Part of A Hitchhiker's Guide to AI for the Humanities

Claude Code can run in several environments. Each has trade-offs in terms of setup difficulty, cost, and capability. This section helps you choose.

Environment Setup difficulty Cost Best for Limitations
Claude Code on the web None Pro or Max subscription Getting started, one-off tasks, self-contained projects No persistent file system; must upload/download files; no access to local tools
Your own laptop/desktop Low -- run the native installer Pro or Max subscription, or API key Most users. Full control, local files, your own tools Relies on your machine's hardware; you manage your own software
Claude Code Desktop None beyond the desktop app Pro or Max subscription Users who want local Code capabilities without the terminal Requires the Claude Desktop app; less flexible than CLI for scripting and automation
GitHub Codespaces Medium -- create a codespace from a repo GitHub free tier (60 hrs/month) or paid; plus Claude API key or subscription Collaborative projects, consistent environments, working from any device Requires GitHub familiarity; free tier has time limits
University/institutional server Medium to high -- depends on IT support Usually free (institutional infrastructure); plus Claude API key Large datasets, shared projects, data governance compliance May need IT approval; institutional firewalls may block API calls
Cloud VM (AWS, GCP, Azure) High -- cloud account setup, VM management Cloud compute costs + Claude API key Heavy compute tasks, long-running batch processing, team projects Requires cloud infrastructure knowledge; ongoing costs

Recommendations by situation

I'm just starting out

If you are new to Claude entirely, start with Chat -- you do not need Code at all for most humanities work. If you have used Chat and want to try building something, Claude Code on the web is the lowest-friction entry point: no installation, no configuration, no risk to your local files. Try a small project and see whether Code is useful for your work before investing in a more complex setup.
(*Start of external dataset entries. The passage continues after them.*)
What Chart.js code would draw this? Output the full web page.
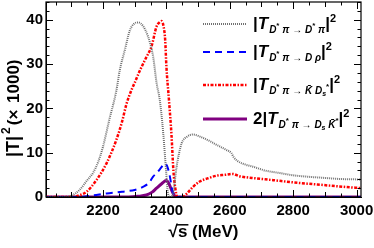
<!DOCTYPE html>
<html>
<head>
<meta charset="utf-8">
<script src="https://cdn.jsdelivr.net/npm/chart.js@4.4.0/dist/chart.umd.min.js"></script>
<style>
html, body { margin: 0; padding: 0; background: #fff; }
#wrap { width: 374px; height: 248px; }
</style>
</head>
<body>
<div id="wrap"><canvas id="chart"></canvas></div>
<script>
// sqrt(s) in MeV and |T|^2 (x1000), one channel at a time
const sDstarPi = [2020, 2070, 2100, 2126, 2150, 2168, 2185, 2200, 2220, 2242, 2253, 2270, 2284, 2298, 2311, 2326, 2342, 2358, 2369, 2379, 2390, 2398, 2405, 2412, 2421, 2432, 2448, 2465, 2485, 2510, 2540, 2568, 2590, 2605, 2612, 2625, 2650, 2675, 2710, 2758, 2800, 2842, 2900, 2947, 3014];
const tDstarPi = [0, 0, 0.3, 1.6, 3.8, 5.4, 8, 11.4, 17.5, 24, 28.7, 33.5, 37.5, 39.1, 39.4, 38.6, 36.2, 31.7, 25.7, 21.9, 14.4, 6.8, 0.8, 0, 0.8, 6.8, 12.1, 13.6, 14.1, 13.5, 12.5, 11.4, 10.6, 9.9, 9.0, 8.1, 7.3, 6.8, 6.0, 5.4, 4.9, 4.6, 4.3, 4.07, 3.95];

const sDrho = [2020, 2130, 2152, 2211, 2260, 2300, 2326, 2345, 2358, 2372, 2385, 2395, 2402, 2411, 2417, 2421, 2426, 3014];
const tDrho = [0, 0, 0.2, 0.8, 1.2, 1.6, 2.3, 3.2, 4.6, 5.6, 6.8, 7.6, 7.0, 4.6, 2.0, 0.8, 0, 0];

const sKbarDs = [2020, 2100, 2126, 2148, 2179, 2211, 2242, 2260, 2274, 2290, 2300, 2316, 2335, 2353, 2369, 2378, 2385, 2391, 2396, 2400, 2408, 2416, 2422, 2428, 2434, 2450, 2465, 2484, 2505, 2530, 2558, 2585, 2609, 2630, 2670, 2737, 2800, 2895, 2960, 3014];
const tKbarDs = [0, 0, 0.4, 1.2, 3.8, 7.6, 12.9, 17, 21, 24.2, 25.8, 28.5, 31.3, 34, 38.5, 39.4, 39.7, 38.5, 35.5, 29.4, 21.9, 14, 6, 2, 0, 0, 0.8, 2.3, 3.5, 4.2, 4.8, 5.0, 5.2, 4.7, 4.3, 3.8, 3.3, 2.7, 2.3, 2.0];

const sDsKbar = [2020, 2280, 2310, 2337, 2355, 2369, 2385, 2400, 2408, 2416, 2422, 2430, 3014];
const tDsKbar = [0, 0, 0.15, 0.45, 1.1, 2.0, 3.0, 3.7, 3.0, 1.6, 0.7, 0, 0];

//tick labels on the axes
const xTickLabels = [2200, 2400, 2600, 2800, 3000];
const yTickLabels = [0, 10, 20, 30, 40];

const FONT = '"Liberation Sans", Arial, sans-serif';
const X_TITLE = '√s (MeV)';

function toPoints(s, t) {
    return s.map((v, i) => ({x: v, y: t[i]}));
}

//draws a list of [text, size, dy, italic] pieces one after the other
function drawPieces(ctx, x, y, pieces, spacing) {
    pieces.forEach(p => {
        ctx.font = (p[3] ? 'italic ' : '') + 'bold ' + p[1] + 'px ' + FONT;
        ctx.fillText(p[0], x, y + (p[2] || 0));
        x += ctx.measureText(p[0]).width + (p[0] === 'T' ? 1 : 0) + (spacing || 0);
    });
}

//the four curves, the legend reuses the same styles
const series = [
    {pts: toPoints(sDstarPi, tDstarPi), color: '#707070', width: 2, dash: [1, 1],
     label: [['|', 17], ['T', 17, 0, 1], ['D', 10, 4, 1], ['*', 8, -1], [' π → D', 10, 4, 1], ['*', 8, -1], [' π', 10, 4, 1], ['|', 17], ['2', 11, -7]]},
    {pts: toPoints(sDrho, tDrho), color: '#0000ff', width: 2, dash: [7, 5],
     label: [['|', 17], ['T', 17, 0, 1], ['D', 10, 4, 1], ['*', 8, -1], [' π → D ρ', 10, 4, 1], ['|', 17], ['2', 11, -7]]},
    {pts: toPoints(sKbarDs, tKbarDs), color: '#ff0000', width: 2.5, dash: [3, 1.5, 1.5, 1.5],
     label: [['|', 17], ['T', 17, 0, 1], ['D', 10, 4, 1], ['*', 8, -1], [' π → K\u0304 D', 10, 4, 1], ['s', 7, 6, 1], ['*', 8, -1], ['|', 17], ['2', 11, -7]]},
    {pts: toPoints(sDsKbar, tDsKbar), color: '#800080', width: 3, dash: [],
     label: [['2|', 17], ['T', 17, 0, 1], ['D', 10, 4, 1], ['*', 8, -1], [' π → D', 10, 4, 1], ['s', 7, 6, 1], [' K\u0304', 10, 4, 1], ['*', 8, -1], ['|', 17], ['2', 11, -7]]}
];

//inside ticks on all four sides plus the frame, like the original plot
const frameTicks = {
    id: 'frameTicks',
    afterDatasetsDraw(chart) {
        const ctx = chart.ctx;
        const a = chart.chartArea;
        const x = chart.scales.x, y = chart.scales.y;
        ctx.save();
        ctx.strokeStyle = '#000';
        ctx.lineWidth = 1;
        ctx.beginPath();
        for (let v = 2050; v <= x.max; v += 50) {
            const px = Math.round(x.getPixelForValue(v)) + 0.5;
            const len = v % 200 === 0 ? 7 : (v % 100 === 0 ? 5 : 3.5);
            ctx.moveTo(px, a.bottom); ctx.lineTo(px, a.bottom - len);
            ctx.moveTo(px, a.top); ctx.lineTo(px, a.top + len);
        }
        for (let v = 0; v <= y.max; v += 2) {
            const py = Math.round(y.getPixelForValue(v)) + 0.5;
            const len = v % 10 === 0 ? 7 : 3.5;
            ctx.moveTo(a.left, py); ctx.lineTo(a.left + len, py);
            ctx.moveTo(a.right, py); ctx.lineTo(a.right - len, py);
        }
        ctx.stroke();
        ctx.lineWidth = 1.2;
        ctx.strokeRect(a.left, a.top, a.width, a.height);
        ctx.restore();
    }
};

//legend and y title with sub/superscripts, drawn by hand since the built in ones can't do them
const richText = {
    id: 'richText',
    afterDraw(chart) {
        const ctx = chart.ctx;
        const a = chart.chartArea;
        const rows = [22, 50, 83, 117];
        ctx.save();
        series.forEach((s, i) => {
            const yy = a.top + rows[i];
            ctx.strokeStyle = s.color;
            ctx.lineWidth = s.width;
            ctx.setLineDash(s.dash);
            ctx.beginPath();
            ctx.moveTo(203, yy); ctx.lineTo(247, yy);
            ctx.stroke();
            ctx.setLineDash([]);
            ctx.fillStyle = '#000';
            ctx.textBaseline = 'alphabetic';
            drawPieces(ctx, 253, yy + 5, s.label);
        });
        //bar over the s of the x title (the title itself is the scale's own)
        ctx.font = 'bold 17px ' + FONT;
        const full = ctx.measureText(X_TITLE).width;
        const root = ctx.measureText('√').width;
        const sw = ctx.measureText('s').width;
        const x0 = (a.left + a.right) / 2 - full / 2 + root;
        const ty = chart.height - 5 - 10.2 - 8;
        ctx.strokeStyle = '#000';
        ctx.lineWidth = 1.5;
        ctx.beginPath();
        ctx.moveTo(x0 - 1, ty); ctx.lineTo(x0 + sw + 1, ty);
        ctx.stroke();
        //y axis title, rotated
        ctx.translate(14, 157);
        ctx.rotate(-Math.PI / 2);
        ctx.textBaseline = 'middle';
        ctx.fillStyle = '#000';
        drawPieces(ctx, 0, 0, [['|T|', 18], ['2', 12, -7], ['(×', 17], [' 1000)', 17]], 2);
        ctx.restore();
    }
};

new Chart(document.getElementById('chart').getContext('2d'), {
    type: 'line',
    data: {
        datasets: series.map(s => ({
            data: s.pts,
            borderColor: s.color,
            borderWidth: s.width,
            borderDash: s.dash,
            pointRadius: 0,
            fill: false,
            cubicInterpolationMode: 'monotone'
        }))
    },
    options: {
        responsive: true,
        maintainAspectRatio: false,
        animation: false,
        layout: {padding: {top: 2, right: 13, left: 0, bottom: 0}},
        plugins: {legend: {display: false}, tooltip: {enabled: false}},
        scales: {
            x: {
                type: 'linear',
                min: 2020,
                max: 3014,
                grid: {display: false, drawTicks: false},
                border: {display: true, color: '#000'},
                afterBuildTicks: function(scale) { scale.ticks = xTickLabels.map(v => ({value: v})); },
                afterFit: function(scale) {
                    scale.height = 51;
                    scale.paddingLeft = 0;
                    scale.paddingRight = 0;
                },
                ticks: {
                    padding: 5,
                    color: '#000',
                    maxRotation: 0,
                    font: {family: FONT, size: 15, weight: 'bold'},
                    callback: v => String(v)
                },
                title: {
                    display: true,
                    text: X_TITLE,
                    color: '#000',
                    padding: {top: 0, bottom: 5},
                    font: {family: FONT, size: 17, weight: 'bold'}
                }
            },
            y: {
                min: 0,
                max: 44,
                grid: {display: false, drawTicks: false},
                border: {display: true, color: '#000'},
                afterBuildTicks: function(scale) { scale.ticks = yTickLabels.map(v => ({value: v})); },
                afterFit: function(scale) {
                    scale.width = 46;
                    scale.paddingTop = 0;
                    scale.paddingBottom = 0;
                },
                ticks: {
                    padding: 3,
                    color: '#000',
                    font: {family: FONT, size: 15, weight: 'bold'}
                }
            }
        }
    },
    plugins: [frameTicks, richText]
});
</script>
</body>
</html>
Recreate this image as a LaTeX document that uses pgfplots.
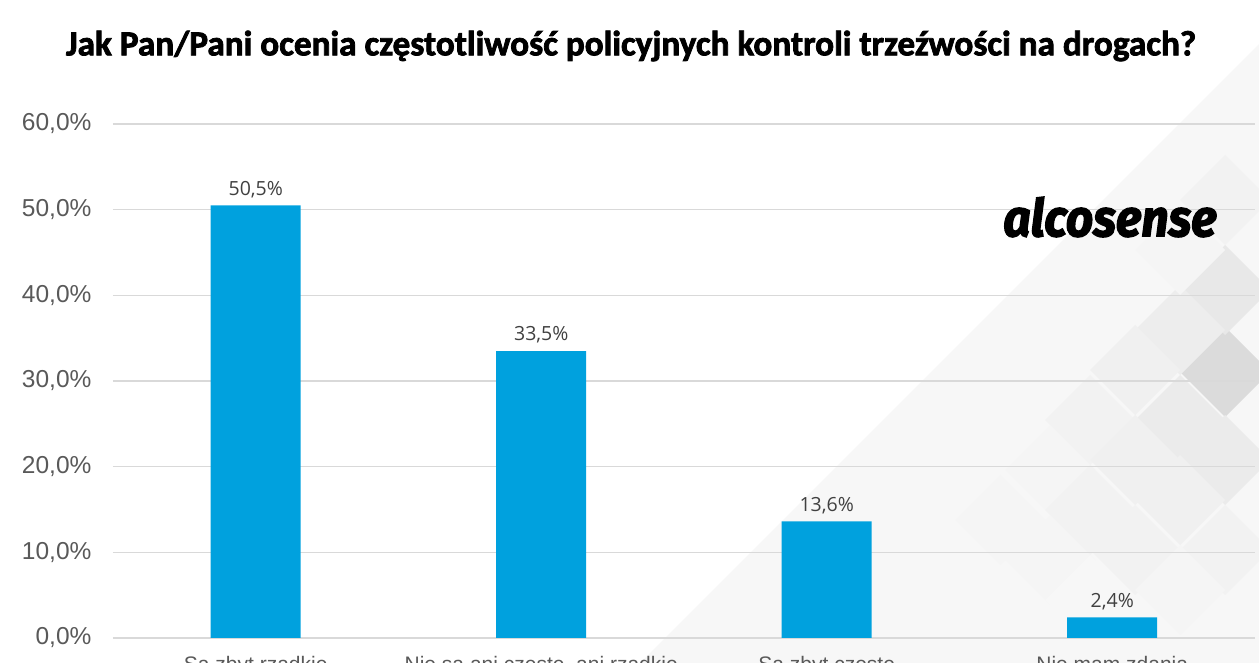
\documentclass[border=0pt]{standalone}
\usepackage{fontspec}
\setmainfont{Liberation Sans}
\newfontfamily\titlefont{Carlito}[FakeBold=2.2]
\newfontfamily\labelfont{Open Sans}
\newfontfamily\logofont{Fira Sans}[FakeBold=2.5, FakeStretch=0.92]
\usepackage{pgfplots}
\pgfplotsset{compat=1.18}
\definecolor{barblue}{RGB}{0,161,222}
\definecolor{gridgray}{RGB}{217,217,217}
\definecolor{tickgray}{RGB}{89,89,89}
\definecolor{valgray}{RGB}{64,64,64}
% NOTE: in the reference the x-axis category labels are cut off at the bottom edge
% (only the tops of the letters show), so the label texts below are GUESSES and are
% not read from the image. Only "Nie mam zdania" fits the visible letter tops well.
% The picture is cropped the same way as the reference, so these labels show only partly.
\begin{document}
\begin{tikzpicture}[x=1pt,y=1pt]
% decorative background
\fill[black!3] (640,0) -- (1259,619) -- (1259,0) -- cycle;
\foreach \cx/\cy/\shade in {1225/372/14,1225/290/9,1180/330/7,1135/370/6,1180/420/8,1090/420/5,1135/460/6,1050/470/4,1090/510/5,1000/520/4,1050/560/4,1225/460/8,1180/500/6,1225/550/5,1135/550/5,960/570/3,1180/590/4,1090/600/3,1225/200/5,1180/250/4}{
  \fill[black!\shade] (\cx,663-\cy+45) -- (\cx+45,663-\cy) -- (\cx,663-\cy-45) -- (\cx-45,663-\cy) -- cycle;
}
\begin{axis}[
  at={(113pt,25pt)}, anchor=south west,
  scale only axis, width=1142pt, height=514pt,
  xmin=-0.5, xmax=3.5, ymin=0, ymax=60,
  ytick={0,10,20,30,40,50,60},
  xtick={0,1,2,3},
  xticklabels={Są zbyt rzadkie, {Nie są ani częste, ani rzadkie}, Są zbyt częste, Nie mam zdania},
  ymajorgrids, grid style={draw=gridgray, line width=1.3pt},
  axis line style={draw=none},
  major tick length=0pt,
  /pgf/number format/assume math mode=true,
  yticklabel={\pgfmathprintnumber[fixed,fixed zerofill,precision=1,use comma]{\tick}\%},
  yticklabel style={font=\fontsize{24.5}{24.5}\selectfont, text=tickgray, xshift=-18pt},
  xticklabel style={font=\fontsize{21}{21}\selectfont, text=tickgray, yshift=-15pt},
  ybar, bar width=90pt,
  nodes near coords={\pgfmathprintnumber[fixed,fixed zerofill,precision=1,use comma]{\pgfplotspointmeta}\%},
  nodes near coords style={font=\labelfont\fontsize{19.5}{19.5}\selectfont, text=valgray, anchor=south, yshift=4pt},
  clip=false,
]
\addplot[fill=barblue, draw=none] coordinates {(0,50.5) (1,33.5) (2,13.6) (3,2.4)};
\end{axis}
\node at (631,617) {\titlefont\bfseries\fontsize{35.2}{35.2}\selectfont Jak Pan/Pani ocenia częstotliwość policyjnych kontroli trzeźwości na drogach?};
\node at (1110,446) {\logofont\bfseries\itshape\fontsize{52}{52}\selectfont alcosense};
\pgfresetboundingbox
\useasboundingbox (0,0) rectangle (1259,663);
\end{tikzpicture}
\end{document}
I want to use Code regularly for my research

Install Claude Code on your laptop or desktop. This gives you full access to your files, your reference managers, your LaTeX installation, and any other tools you use. It is the most natural environment for sustained work.

I'm working with collaborators on a shared project

Consider GitHub Codespaces. Everyone gets the same environment, the project lives in a shared repository, and you can work from any machine with a browser. This is especially useful for digital edition projects or collaborative tool-building where consistency matters.

I need to process sensitive or restricted data

Talk to your institutional IT team about running Claude Code on an institutional server. This keeps data within your institution's infrastructure. You will still need an API key for Claude, and you should confirm that API calls to Anthropic's servers are permitted under your data governance policy. Note that the data is still sent to Anthropic for processing -- the institutional server controls where files are stored, not where the AI processing happens.

For data governance principles that apply across all platforms, see Data Governance.

I have very large datasets or long-running tasks

A cloud VM may be appropriate, but only if you (or someone on your team) is comfortable managing cloud infrastructure. For most humanities projects, the web version or a local installation will be sufficient.


A note on IDE integration

Claude Code can also run inside code editors like VS Code and JetBrains IDEs as an extension. If you already use one of these editors for other work (LaTeX editing, Python scripting, web development), the integrated experience can be convenient -- you get Claude's assistance directly alongside your files and terminal. But an IDE is not required; the standalone CLI works perfectly well.

The Claude Desktop app also supports remote sessions -- Code sessions that run on Anthropic's cloud infrastructure and continue even if you close the app. This is useful for long-running tasks (batch processing large corpora, overnight builds) where you do not want to keep your machine running. Remote sessions are available through the Desktop app's Code tab.